Your instructions> The line holding "from bokeh.core.properties import value" is the last one to output; start at the first line of the data, keep every line in between exactly, and leave out pictures.

* * *

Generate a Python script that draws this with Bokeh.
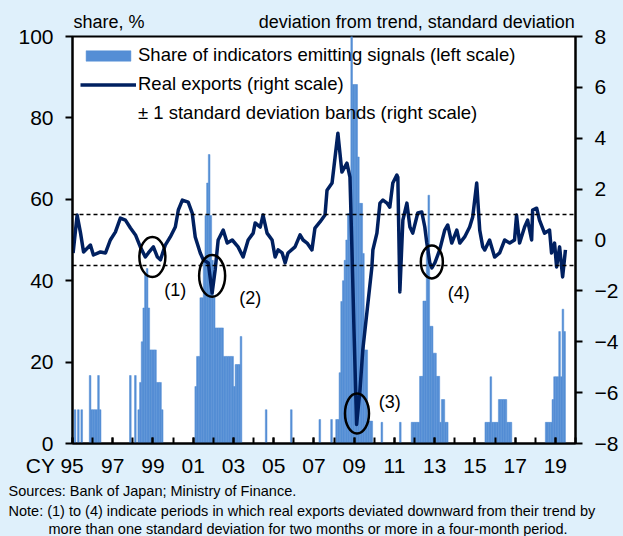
from bokeh.plotting import figure
from bokeh.models import (Range1d, LinearAxis, FixedTicker, Span, Legend,
                          LegendItem, Title)
from bokeh.embed import file_html
from bokeh.resources import INLINE
from bokeh.core.properties import value

FONT = "Liberation Sans"
BG = "#DFF0FB"
BAR = "#558ED5"
NAVY = "#002060"

# ---------------- data ----------------
bar_month = ["1995-02","1995-04","1995-06","1995-11","1995-12","1996-01","1996-02","1996-03","1996-04","1996-05",
             "1997-11","1998-02","1998-04","1998-05","1998-06","1998-07","1998-08","1998-09","1998-10","1998-11","1998-12",
             "1999-01","1999-02","1999-03","1999-04","1999-05","1999-06",
             "2001-02","2001-03","2001-04","2001-05","2001-06","2001-07","2001-08","2001-09","2001-10","2001-11","2001-12",
             "2002-01","2002-02","2002-03","2002-04","2002-05","2002-06","2002-07","2002-08","2002-09","2002-10","2002-11","2002-12",
             "2003-01","2003-02","2003-03","2003-04","2003-05",
             "2004-08","2005-11","2007-04","2007-11",
             "2008-02","2008-03","2008-04","2008-05","2008-06","2008-07","2008-08","2008-09","2008-10","2008-11","2008-12",
             "2009-01","2009-02","2009-03","2009-04","2009-05","2009-06","2009-07","2009-08","2009-09","2009-10","2009-11",
             "2010-05","2011-04",
             "2011-11","2011-12","2012-01","2012-02","2012-03","2012-04","2012-05","2012-06","2012-07","2012-08","2012-09","2012-10","2012-11","2012-12",
             "2013-01","2013-02","2013-03","2013-04","2013-05","2013-06","2013-07","2013-08",
             "2015-07","2015-08","2015-09","2015-10","2015-11","2015-12","2016-01","2016-02","2016-03","2016-04","2016-05","2016-06","2016-07","2016-08","2016-09","2016-10",
             "2018-07","2018-08","2018-09","2018-10","2018-11","2018-12","2019-01","2019-02","2019-03","2019-04","2019-05","2019-06"]
bar_share = [8.3,8.3,8.3,16.7,8.3,8.3,8.3,8.3,16.7,8.3,
             16.7,16.7,8.3,15,25,33.3,41.5,43,33.3,23,23,
             23,23,15,15,15,8.3,
             14,21.4,21.4,35.8,35.8,45,56,64,71,56,45,
             35.8,28.4,28.4,28.4,28.4,28.4,21.4,21.4,21.4,21.4,21.4,21.4,
             14,19.4,19.4,19.4,26.3,
             8.3,8.3,5.9,5.9,
             5.9,5.9,17.4,34.9,40,45,50,56.5,56.5,100,88.2,
             88.2,88.2,70.4,59,59,46.7,23,23,5.5,5.5,5.5,
             5.2,5.2,
             5.2,5.2,5.2,5.2,5.2,16.5,16.5,35,35,47,61,28.8,28.8,22.2,
             22.2,16.5,16.5,5.2,10.8,10.8,5.2,5.2,
             5.2,5.2,5.2,16.4,5.2,5.2,5.2,5.2,10.8,10.8,10.8,10.8,10.8,5.2,5.2,5.2,
             5.2,5.2,5.2,5.2,10.8,16.4,16.4,16.4,27.5,16.4,33,27.5]

line_dates = [1995.03,1995.23,1995.40,1995.55,1995.89,1996.04,1996.39,1996.64,1996.88,1997.13,
              1997.38,1997.63,1997.88,1998.13,1998.37,1998.62,1998.77,1999.02,1999.22,1999.37,
              1999.61,1999.86,2000.11,2000.26,2000.46,2000.75,2000.95,2001.10,2001.35,2001.50,
              2001.75,2001.94,2002.09,2002.24,2002.49,2002.69,2002.94,2003.23,2003.48,2003.73,
              2003.98,2004.08,2004.33,2004.47,2004.67,2004.92,2005.07,2005.22,2005.42,2005.57,
              2005.71,2006.06,2006.31,2006.46,2006.66,2006.90,2007.05,2007.30,2007.55,2007.65,
              2007.90,2008.05,2008.19,2008.39,2008.64,2008.79,2008.89,2008.99,2009.12,2009.29,
              2009.43,2009.88,2009.93,2010.13,2010.28,2010.43,2010.63,2010.77,2010.92,2011.12,
              2011.17,2011.27,2011.42,2011.62,2011.77,2011.91,2012.16,2012.36,2012.51,2012.61,
              2012.76,2012.86,2013.01,2013.25,2013.50,2013.65,2013.85,2014.10,2014.25,2014.49,
              2014.74,2014.89,2015.09,2015.24,2015.39,2015.49,2015.73,2015.98,2016.23,2016.48,
              2016.73,2016.97,2017.07,2017.22,2017.47,2017.62,2017.82,2017.87,2018.07,2018.21,
              2018.46,2018.71,2018.81,2018.96,2019.06,2019.21,2019.36,2019.50]
line_values = [-0.51,0.98,0.27,-0.47,-0.20,-0.59,-0.47,-0.51,0.0,0.31,
               0.86,0.78,0.47,0.20,-0.27,-0.67,-0.51,-0.27,-0.67,-0.78,
               -0.20,0.12,0.51,1.18,1.57,1.49,1.06,0.12,-0.51,-0.78,
               -0.90,-2.08,-1.18,0.0,0.39,-0.12,0.0,-0.27,-0.67,0.0,
               0.27,0.67,0.51,0.98,0.27,0.0,-0.67,-0.39,-0.51,-0.90,
               -0.51,-0.27,0.20,0.0,-0.12,-0.39,0.47,0.71,0.98,1.96,
               2.24,3.25,4.20,2.67,3.02,2.47,-0.39,-3.53,-7.25,-5.88,
               -4.31,-1.06,-0.39,0.27,1.45,1.57,1.45,1.29,2.24,2.55,
               2.47,-2.04,0.78,1.45,0.51,0.27,1.06,1.10,0.51,-0.12,
               -0.90,-1.10,-0.90,-0.39,0.39,0.59,-0.12,0.39,-0.12,0.12,
               0.51,0.90,2.24,0.39,-0.27,-0.39,0.0,-0.67,-0.51,0.0,
               -0.12,0.0,0.98,-0.12,0.51,0.78,0.0,1.18,1.25,0.78,
               0.27,0.39,-0.51,-0.12,-1.06,-0.27,-1.45,-0.39]

band_levels = [1, -1]
left_ticks = [0, 20, 40, 60, 80, 100]
right_ticks = [-8, -6, -4, -2, 0, 2, 4, 6, 8]
year_label_ticks = list(range(1995, 2020, 2))
year_ticks = list(range(1995, 2021))
year_labels = ["CY 95" + "\u00a0" * 6] + [f"{y % 100:02d}" for y in year_label_ticks[1:]]

header_texts = ["share, %", "deviation from trend, standard deviation"]
header_pos = [1996.81, 2012.11]

note_texts = ["Sources: Bank of Japan; Ministry of Finance.",
              "Note: (1) to (4) indicate periods in which real exports deviated downward from their trend by",
              "more than one standard deviation for two months or more in a four-month period."]
note_offsets = [-64, -64, -24]
note_standoffs = [3, 0, 0]

episode_names = ["(1)", "(2)", "(3)", "(4)"]
episode_x = [1998.97, 2001.94, 2009.14, 2012.86]
episode_y = [-0.67, -1.41, -6.82, -0.86]
episode_w = [26, 26, 24, 22]
episode_h = [40, 42, 40, 33]
episode_label_x = [2000.11, 2003.83, 2010.77, 2014.20]
episode_label_y = [-1.96, -2.27, -6.35, -2.08]

# ---------------- figure ----------------
p = figure(width=621, height=536, x_range=Range1d(1995, 2020), y_range=Range1d(0, 100),
           output_backend="svg", toolbar_location=None,
           min_border_left=72, min_border_right=45, min_border_top=36, min_border_bottom=92,
           background_fill_color="white", border_fill_color=BG,
           outline_line_color="black", outline_line_width=2)
p.xgrid.visible = False
p.ygrid.visible = False

def style_labels(ax, size):
    ax.major_label_text_font = FONT
    ax.major_label_text_font_size = size
    ax.major_label_text_color = "black"

# left axis
ya = p.yaxis[0]
ya.ticker = FixedTicker(ticks=left_ticks)
ya.major_tick_out = 7
ya.major_tick_in = 0
ya.minor_tick_line_color = None
ya.major_tick_line_width = 2
ya.axis_line_width = 2
ya.major_label_standoff = 12
style_labels(ya, "21px")

# right axis
p.extra_y_ranges = {"right": Range1d(-8, 8)}
ra = LinearAxis(y_range_name="right", ticker=FixedTicker(ticks=right_ticks))
ra.major_tick_out = 7
ra.major_tick_in = 0
ra.minor_tick_line_color = None
ra.major_tick_line_width = 2
ra.axis_line_width = 2
ra.major_label_standoff = 12
style_labels(ra, "21px")
p.add_layout(ra, "right")

# bottom axis
xa = p.xaxis[0]
xa.ticker = FixedTicker(ticks=year_label_ticks, minor_ticks=year_ticks)
xa.major_label_overrides = dict(zip(year_label_ticks, year_labels))
xa.major_tick_in = 6
xa.major_tick_out = 0
xa.minor_tick_in = 6
xa.minor_tick_out = 0
xa.major_tick_line_width = 2
xa.minor_tick_line_width = 2
xa.minor_tick_line_color = "black"
xa.axis_line_width = 2
xa.major_label_standoff = 10
style_labels(xa, "21px")

# top "axis" carrying the two scale headers
ta = LinearAxis(ticker=FixedTicker(ticks=header_pos))
ta.major_label_overrides = dict(zip(header_pos, header_texts))
ta.axis_line_color = None
ta.major_tick_line_color = None
ta.minor_tick_line_color = None
ta.major_tick_out = 0
ta.major_tick_in = 0
ta.major_label_standoff = 5
style_labels(ta, "18px")
p.add_layout(ta, "above")

# bars
bar_x = [int(m[:4]) + (int(m[5:]) - 1) / 12 + 1 / 24 for m in bar_month]
bars = p.vbar(x=bar_x, top=bar_share, bottom=0, width=1 / 12,
              fill_color=BAR, line_color=BAR, line_width=0.5)

# bands
for lvl in band_levels:
    p.add_layout(Span(location=lvl, dimension="width", y_range_name="right",
                      line_color="black", line_dash="4 3", line_width=1.5))
band_dummy = p.line(x=[], y=[], line_color="black", line_dash="4 3", line_width=1.5)

# real exports
exp_line = p.line(line_dates, line_values, y_range_name="right",
                  line_color=NAVY, line_width=3.5, line_join="round")

# episode ellipses & labels
p.ellipse(x=episode_x, y=episode_y, width=episode_w, height=episode_h,
          width_units="screen", height_units="screen", y_range_name="right",
          fill_color=None, line_color="black", line_width=2.5)
p.text(x=episode_label_x, y=episode_label_y, text=episode_names, y_range_name="right",
       text_font=value(FONT), text_font_size="18px", text_align="center",
       text_baseline="middle", text_color="black")

# legend
legend = Legend(items=[
    LegendItem(label="Share of indicators emitting signals (left scale)", renderers=[bars]),
    LegendItem(label="Real exports (right scale)", renderers=[exp_line]),
    LegendItem(label="± 1 standard deviation bands (right scale)", renderers=[band_dummy]),
], location="top_left")
legend.background_fill_alpha = 0
legend.border_line_color = None
legend.margin = 8
legend.padding = 0
legend.glyph_width = 56
legend.glyph_height = 13
legend.label_height = 20
legend.spacing = 7
legend.label_standoff = 2
legend.label_text_font = FONT
legend.label_text_font_size = "18.5px"
legend.label_text_color = "black"
p.add_layout(legend)

# notes below the chart
for txt, off, so in zip(note_texts, note_offsets, note_standoffs):
    p.add_layout(Title(text=txt, align="left", offset=off, standoff=so,
                       text_font=FONT, text_font_size="14.5px",
                       text_font_style="normal", text_color="black"), "below")

html = file_html(p, INLINE)
html = html.replace("</head>", "<style>html,body{background:%s;}</style></head>" % BG, 1)
open("out.html", "w").write(html)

* * *

Solution for this problem>
Generate a Python script that draws this with Bokeh.
from bokeh.plotting import figure
from bokeh.models import (Range1d, LinearAxis, FixedTicker, Span, Legend,
                          LegendItem, Title)
from bokeh.embed import file_html
from bokeh.resources import INLINE
from bokeh.core.properties import value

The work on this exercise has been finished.